On the other hand, quite a few people are fed up with the whole notion of leap seconds for reasons both philosophical and practical. For one thing, a lot of the world’s clocks and computer systems were not designed to handle leap seconds elegantly. This is not usually a big deal, but sometimes, the difference of a second means everything—in financial transactions, for example, where the prices of stock, currency, or whatnot can change instantly. More importantly, if the planet’s rotation continues to slow at its historical rate, leap seconds will eventually be needed more and more often. In as little as a few years, the increased disparity between UTC and other timekeeping standards could cause serious problems, including potential failure of the GPS system and other navigational tools. And on a much longer time scale—say, 50,000 years—the Earth’s rotation could take 86,401 SI seconds each day, meaning we’d need to add a leap second every single day, or else redefine “second” to support the facts.

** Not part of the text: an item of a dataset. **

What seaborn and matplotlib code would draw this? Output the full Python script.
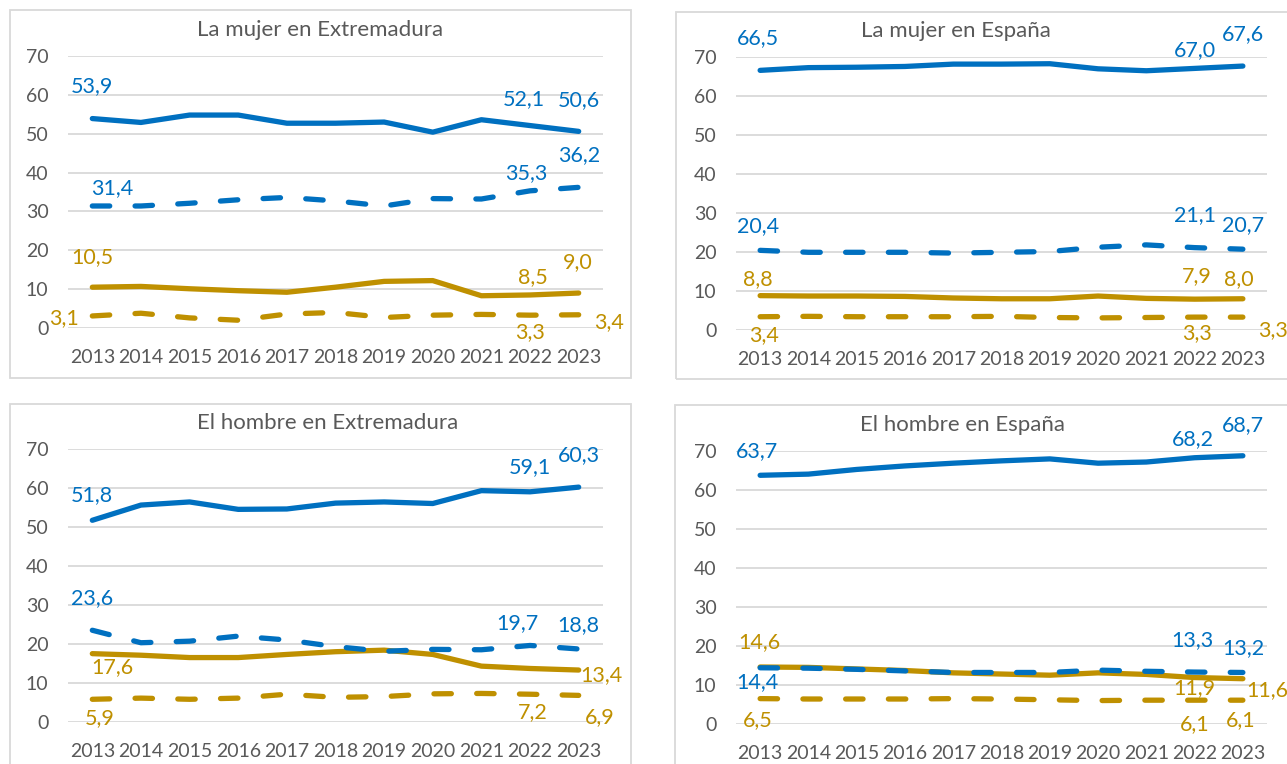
import pandas as pd
import seaborn as sns
import matplotlib.pyplot as plt
from matplotlib.patches import Rectangle

anios = list(range(2013, 2024))
titulos = ['La mujer en Extremadura', 'La mujer en España',
           'El hombre en Extremadura', 'El hombre en España']
ticks_y = [0, 10, 20, 30, 40, 50, 60, 70]

# La mujer en Extremadura
mujer_ext_azul = [53.9, 52.9, 54.8, 54.8, 52.7, 52.7, 53.0, 50.4, 53.6, 52.1, 50.6]
mujer_ext_azul_disc = [31.4, 31.4, 32.1, 33.0, 33.6, 32.7, 31.4, 33.3, 33.2, 35.3, 36.2]
mujer_ext_oro = [10.5, 10.7, 10.1, 9.6, 9.2, 10.5, 12.0, 12.2, 8.3, 8.5, 9.0]
mujer_ext_oro_disc = [3.1, 3.8, 2.6, 2.0, 3.6, 4.0, 2.7, 3.3, 3.5, 3.3, 3.4]

# La mujer en España
mujer_esp_azul = [66.5, 67.2, 67.3, 67.5, 68.1, 68.1, 68.2, 66.9, 66.4, 67.0, 67.6]
mujer_esp_azul_disc = [20.4, 19.9, 19.9, 19.9, 19.7, 19.9, 20.1, 21.2, 21.8, 21.1, 20.7]
mujer_esp_oro = [8.8, 8.7, 8.7, 8.6, 8.2, 8.0, 8.0, 8.7, 8.1, 7.9, 8.0]
mujer_esp_oro_disc = [3.4, 3.5, 3.4, 3.4, 3.4, 3.5, 3.2, 3.1, 3.2, 3.3, 3.3]

# El hombre en Extremadura
hombre_ext_azul = [51.8, 55.7, 56.5, 54.6, 54.7, 56.2, 56.5, 56.1, 59.4, 59.1, 60.3]
hombre_ext_azul_disc = [23.6, 20.4, 20.8, 22.1, 21.1, 19.4, 18.2, 18.7, 18.6, 19.7, 18.8]
hombre_ext_oro = [17.6, 17.2, 16.6, 16.6, 17.4, 18.1, 18.5, 17.4, 14.4, 13.8, 13.4]
hombre_ext_oro_disc = [5.9, 6.2, 5.9, 6.2, 7.2, 6.4, 6.6, 7.3, 7.4, 7.2, 6.9]

# El hombre en España
hombre_esp_azul = [63.7, 64.0, 65.2, 66.1, 66.8, 67.4, 67.9, 66.8, 67.1, 68.2, 68.7]
hombre_esp_azul_disc = [14.4, 14.3, 14.0, 13.6, 13.2, 13.2, 13.2, 13.8, 13.5, 13.3, 13.2]
hombre_esp_oro = [14.6, 14.5, 14.1, 13.7, 13.1, 12.8, 12.5, 13.1, 12.7, 11.9, 11.6]
hombre_esp_oro_disc = [6.5, 6.4, 6.4, 6.4, 6.5, 6.4, 6.2, 6.0, 6.1, 6.1, 6.1]

paneles = [
    [mujer_ext_azul, mujer_ext_azul_disc, mujer_ext_oro, mujer_ext_oro_disc],
    [mujer_esp_azul, mujer_esp_azul_disc, mujer_esp_oro, mujer_esp_oro_disc],
    [hombre_ext_azul, hombre_ext_azul_disc, hombre_ext_oro, hombre_ext_oro_disc],
    [hombre_esp_azul, hombre_esp_azul_disc, hombre_esp_oro, hombre_esp_oro_disc],
]

AZUL = '#0070C0'
ORO = '#BF9000'
GRIS = '#595959'
REJILLA = '#D9D9D9'
colores = [AZUL, AZUL, ORO, ORO]
discontinua = [False, True, False, True]

# where each data label sits: (serie, punto, dx px, dy px)
etiquetas = [
    [(0, 0, 0, 32), (0, 9, -6, 26), (0, 10, 0, 31),
     (1, 0, 20, 18), (1, 9, -4, 18), (1, 10, 0, 32),
     (2, 0, 0, 30), (2, 9, 3, 18), (2, 10, -1, 31),
     (3, 0, -28, -2), (3, 9, 0, -17), (3, 10, 30, -7)],
    [(0, 0, -2, 32), (0, 9, 0, 18), (0, 10, 0, 32),
     (1, 0, -2, 24), (1, 9, 0, 33), (1, 10, 0, 24),
     (2, 0, -2, 17), (2, 9, 2, 23), (2, 10, -4, 20),
     (3, 0, 4, -18), (3, 9, 2, -16), (3, 10, 30, -13)],
    [(0, 0, 0, 25), (0, 9, 0, 25), (0, 10, 0, 32),
     (1, 0, 0, 32), (1, 9, -13, 22), (1, 10, 0, 24),
     (2, 0, 20, -13), (2, 10, 23, -5),
     (3, 0, 7, -19), (3, 9, 3, -18), (3, 10, 21, -22)],
    [(0, 0, -3, 24), (0, 9, -2, 19), (0, 10, 0, 31),
     (1, 0, -3, -14), (1, 9, -2, 32), (1, 10, 0, 24),
     (2, 0, -1, 25), (2, 9, 0, -11), (2, 10, 24, -11),
     (3, 0, -2, -21), (3, 9, 0, -24), (3, 10, -2, -20)],
]

W, H = 1287, 764
# plot areas in pixels: left, right, top, bottom
areas = [(68, 603, 56, 328), (736, 1267, 56.7, 330),
         (68, 603, 449.3, 722.3), (736, 1267, 450.7, 724)]
cajas = [(10, 631, 10, 378), (676, 1300, 12, 379),
         (10, 631, 404, 790), (675, 1300, 405, 790)]
pos_titulos = [(320, 30), (956, 31), (328, 423), (963, 425)]

sns.set_style('white')
plt.rcParams['font.family'] = ['Lato', 'DejaVu Sans']

fig = plt.figure(figsize=(W / 100, H / 100), dpi=100)

for (x0, x1, y0, y1) in cajas:
    fig.patches.append(Rectangle((x0 / W, 1 - y1 / H), (x1 - x0) / W, (y1 - y0) / H,
                                 transform=fig.transFigure, fill=False,
                                 edgecolor=REJILLA, linewidth=1.3))

for p, series in enumerate(paneles):
    l, r, t, b = areas[p]
    ax = fig.add_axes([l / W, 1 - b / H, (r - l) / W, (b - t) / H])
    orden = [2, 3, 0, 1]
    for s in orden:
        df = pd.DataFrame({'anio': anios, 'valor': series[s]})
        estilo = dict(linestyle=(0, (3.3, 4.8)), dash_capstyle='round') if discontinua[s] \
            else dict(solid_capstyle='round', solid_joinstyle='round')
        sns.lineplot(data=df, x='anio', y='valor', ax=ax, color=colores[s],
                     linewidth=3.8, legend=False, **estilo)
    for s, i, dx, dy in etiquetas[p]:
        txt = f'{series[s][i]:.1f}'.replace('.', ',')
        ax.annotate(txt, (anios[i], series[s][i]), xytext=(dx, dy),
                    textcoords='offset pixels', ha='center', va='center',
                    color=colores[s], fontsize=15.5, annotation_clip=False)
    ax.set_xlim(2012.5, 2023.5)
    ax.set_ylim(0, 70)
    ax.set_yticks(ticks_y)
    ax.set_xticks(anios)
    ax.set_xticklabels([str(a) for a in anios])
    ax.grid(axis='y', color=REJILLA, linewidth=1.3)
    ax.set_axisbelow(True)
    ax.tick_params(axis='y', length=0, pad=14, labelsize=14, labelcolor=GRIS)
    ax.tick_params(axis='x', length=0, pad=15, labelsize=14, labelcolor=GRIS)
    ax.set_xlabel('')
    ax.set_ylabel('')
    sns.despine(ax=ax, left=True, bottom=True)
    tx, ty = pos_titulos[p]
    fig.text(tx / W, 1 - ty / H, titulos[p], ha='center', va='center',
             fontsize=16, color=GRIS)

fig.savefig('out.png', dpi=100)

So one proposal currently being considered by the world’s standards committees is simply to stick with UTC but abandon the use of leap seconds altogether. That sounds easy enough, but there are some drawbacks. Doing so would make astronomers’ work harder and require that they invest a lot of money in upgrading their equipment. As for the rest of us, we’d simply live with the small difference between astronomical time and atomic time until it accumulated to 60 minutes—at which point we would simply add a “leap hour,” just as most of us do once a year at the end of Daylight Saving Time. The first such hour wouldn’t happen for more than four centuries, at which point it would be someone else’s problem to worry about.

Until the world’s timekeeping experts get this all sorted out—which may be never—the International Earth Rotation and Reference Systems Service carefully measures the speed of the Earth’s rotation, issuing periodic bulletins as to whether we need to add another leap second at the end of the following June or December. If and when the next leap second occurs, you probably won’t notice. But many millennia in the future, your descendants may finally get 25-hour days.